A Toolkit for Innovation

“This isn’t just a metaphor,” says Shaden Alshammari, the study’s lead author. “We’re seeing machine learning as a structured system—a space we can explore systematically instead of relying on guesswork.”

The team’s framework, Information Contrastive Learning (I-Con), acts as a blueprint for designing new algorithms without reinventing the wheel. It even helped them develop a more accurate image-clustering method by borrowing ideas from contrastive learning.

Accidental Breakthrough, Purposeful Impact

The discovery began unexpectedly when Alshammari noticed similarities between clustering and contrastive learning algorithms. Digging deeper, she realized both could be described by the same mathematical equation—leading to a unified theory spanning decades of ML research.

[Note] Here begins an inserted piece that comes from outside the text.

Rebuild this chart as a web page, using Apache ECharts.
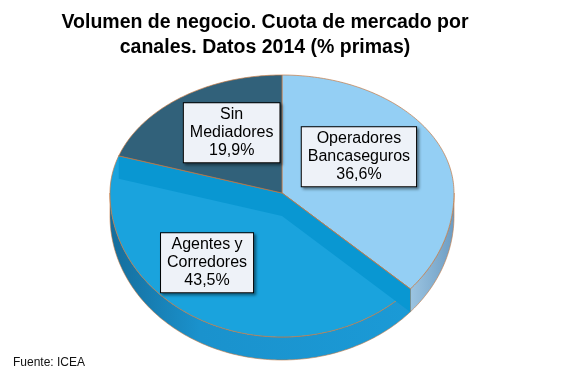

“We didn’t set out to create a periodic table,” says Mark Hamilton, the study’s senior author. “But once we saw how this equation connected different methods, we kept expanding it—and nearly every algorithm we tested fit.”

What’s Next?

The table’s flexible structure allows for new rows and columns, opening doors for future discoveries. As Yair Weiss (Hebrew University of Jerusalem) notes, unifying frameworks like I-Con are rare but crucial in an era of overwhelming research output.

This work, supported by the NSF AI Institute and Quanta Computer, could inspire AI researchers to combine ideas in bold new ways—accelerating the next wave of machine learning breakthroughs.